Your goal:
Give back, word for word, only the lines from the opening of the records through the one with "const points = humidity.map((v, i)". Pictures stay out.

>>>

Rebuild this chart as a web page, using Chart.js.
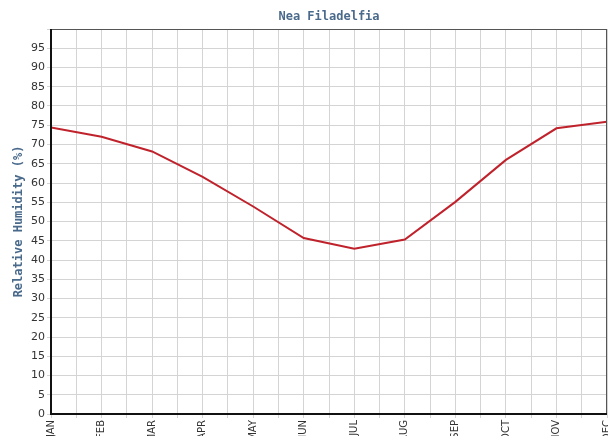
<!DOCTYPE html>
<html>
<head>
<meta charset="utf-8">
<script src="https://cdn.jsdelivr.net/npm/chart.js@4/dist/chart.umd.min.js"></script>
<style>
html,body{margin:0;padding:0;background:#fff;overflow:hidden;}
#wrap{width:608px;height:436px;position:relative;}
</style>
</head>
<body>
<div id="wrap"><canvas id="c" width="608" height="436"></canvas></div>
<script>
const months = ['JAN','FEB','MAR','APR','MAY','JUN','JUL','AUG','SEP','OCT','NOV','DEC'];
const humidity = [74.4, 72.0, 68.2, 61.6, 53.9, 45.7, 42.9, 45.3, 55.1, 66.0, 74.2, 75.9];
const titleText = 'Nea Filadelfia';
const yTitle = 'Relative Humidity (%)';

const points = humidity.map((v, i) => ({x: i, y: v}));

const chrome = {
  id: 'chrome',
  afterDraw(chart) {
    const {ctx, chartArea: a} = chart;
    ctx.save();
    ctx.strokeStyle = '#555';
    ctx.lineWidth = 1;
    ctx.strokeRect(a.left + 0.5, a.top + 0.5, a.right - a.left - 1, a.bottom - a.top);
    ctx.strokeStyle = '#111';
    ctx.lineWidth = 2;
    ctx.beginPath();
    ctx.moveTo(a.left, a.top);
    ctx.lineTo(a.left, a.bottom);
    ctx.lineTo(a.right, a.bottom);
    ctx.stroke();
    ctx.fillStyle = '#4a6a8c';
    ctx.font = 'bold 12px "DejaVu Sans Mono", monospace';
    ctx.textAlign = 'center';
    ctx.textBaseline = 'middle';
    ctx.fillText(titleText, (a.left + a.right) / 2, 17);
    ctx.restore();
  }
};

new Chart(document.getElementById('c'), {
  type: 'line',
  data: {
    datasets: [{
      data: points,
      borderColor: '#c0222c',
      borderWidth: 2,
      pointRadius: 0,
      tension: 0,
      fill: false
    }]
  },
  options: {
    responsive: false,
    animation: false,
    layout: {padding: {top: 29, right: 1, left: 0, bottom: 0}},
    plugins: {legend: {display: false}, tooltip: {enabled: false}, title: {display: false}},
    scales: {
      x: {
        type: 'linear',
        min: 0, max: 11,
        afterFit(s) { s.height = 22; s.paddingRight = 0; s.paddingLeft = 0; },
        grid: {color: '#d4d4d4', lineWidth: 1, drawTicks: true, tickLength: 4},
        border: {display: false},
        ticks: {
          stepSize: 0.5,
          autoSkip: false,
          minRotation: 90, maxRotation: 90,
          color: '#333',
          font: {family: '"DejaVu Sans"', size: 10},
          padding: 2,
          callback: (v) => Number.isInteger(v) ? months[v] : ''
        }
      },
      y: {
        min: 0, max: 100,
        afterFit(s) { s.width = 51; s.paddingTop = 0; s.paddingBottom = 0; },
        grid: {color: '#d4d4d4', lineWidth: 1, drawTicks: true, tickLength: 4},
        border: {display: false},
        title: {
          display: true,
          text: yTitle,
          color: '#4a6a8c',
          font: {family: '"DejaVu Sans Mono", monospace', size: 12, weight: 'bold'},
          padding: {top: 12, bottom: 0}
        },
        ticks: {
          stepSize: 5,
          color: '#333',
          font: {family: '"DejaVu Sans"', size: 11},
          padding: 2,
          callback: (v) => v === 100 ? '' : v
        }
      }
    }
  },
  plugins: [chrome]
});
</script>
</body>
</html>
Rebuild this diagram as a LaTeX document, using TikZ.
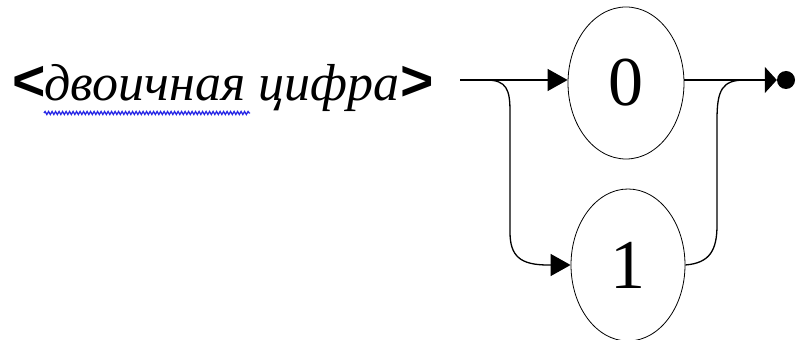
\documentclass[tikz,border=0pt]{standalone}
\usepackage{fontspec}
\setmainfont{Liberation Serif}
\newfontfamily\bracketfont{Liberation Sans}
\usetikzlibrary{arrows.meta,shapes.geometric,decorations.pathmorphing}
\definecolor{spellblue}{RGB}{40,40,230}

\tikzset{
    digit/.style={draw, ellipse, line width=0.8pt, inner sep=0pt,
        minimum width=116pt, minimum height=152pt,
        font=\fontsize{70}{0}\selectfont},
    conn/.style={line width=1.3pt},
    bigtip/.style={-{Triangle[length=20pt,width=22pt]}}
}
\newcommand{\angbr}[1]{{\bracketfont\bfseries\fontsize{57}{0}\selectfont#1}}

\begin{document}
\begin{tikzpicture}[x=1pt,y=1pt]

    % 1. размер картинки
    \useasboundingbox (0,0) rectangle (798,340);

    % 2. имя понятия
    \node (lbl) at (11,239) [anchor=base west, inner sep=0pt,
        font=\fontsize{52}{0}\selectfont\itshape]
        {\angbr{<}двоичная цифра\angbr{>}};
    % волнистое подчёркивание
    \draw[spellblue, line width=1.3pt, decorate,
        decoration={snake, amplitude=1.5pt, segment length=3.5pt}]
        (44,227) -- (250,227);

    % 3. два эллипса с цифрами
    \node[digit] (zero) at (626,257) {0};
    \node[digit, minimum width=114pt] (one) at (628,75) {1};

    % 4. точки ветвления
    \coordinate (in) at (460,260);
    \coordinate (split) at (486,260);
    \coordinate (join) at (745,260);
    \node (fin) at (786,260) [circle, fill=black, inner sep=0pt, minimum size=18pt] {};

    % 5. линии
    \draw[conn, bigtip] (in) -- (zero.west |- in);
    \draw[conn, bigtip] (split) .. controls (507,260) and (510,250) .. (510,228)
        -- (510,108) .. controls (510,84) and (520,75) .. (548,75) -- (one.west);
    \draw[conn] (one.east) .. controls (710,77) and (717,90) .. (717,115)
        -- (717,220) .. controls (717,250) and (722,260) .. (join);
    \draw[conn, -{Triangle[length=12pt,width=26pt]}] (zero.east |- in) -- (fin.west);

\end{tikzpicture}
\end{document}
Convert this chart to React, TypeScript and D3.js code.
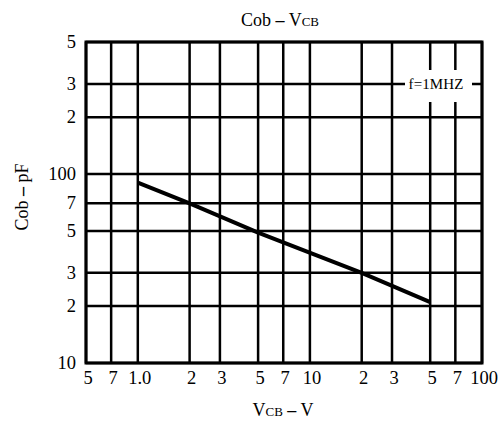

<<<

Answer for the task:
Rebuild this chart as a web page, using Chart.js.
<!DOCTYPE html>
<html>
<head>
<meta charset="utf-8">
<script src="https://cdn.jsdelivr.net/npm/chart.js@4/dist/chart.umd.min.js"></script>
<style>
html,body{margin:0;padding:0;background:#fff;overflow:hidden;}
#wrap{width:608px;height:436px;position:relative;}
</style>
</head>
<body>
<div id="wrap"><canvas id="c" width="608" height="436"></canvas></div>
<script>
const months = ['JAN','FEB','MAR','APR','MAY','JUN','JUL','AUG','SEP','OCT','NOV','DEC'];
const humidity = [74.4, 72.0, 68.2, 61.6, 53.9, 45.7, 42.9, 45.3, 55.1, 66.0, 74.2, 75.9];
const titleText = 'Nea Filadelfia';
const yTitle = 'Relative Humidity (%)';

const points = humidity.map((v, i) => ({x: i, y: v}));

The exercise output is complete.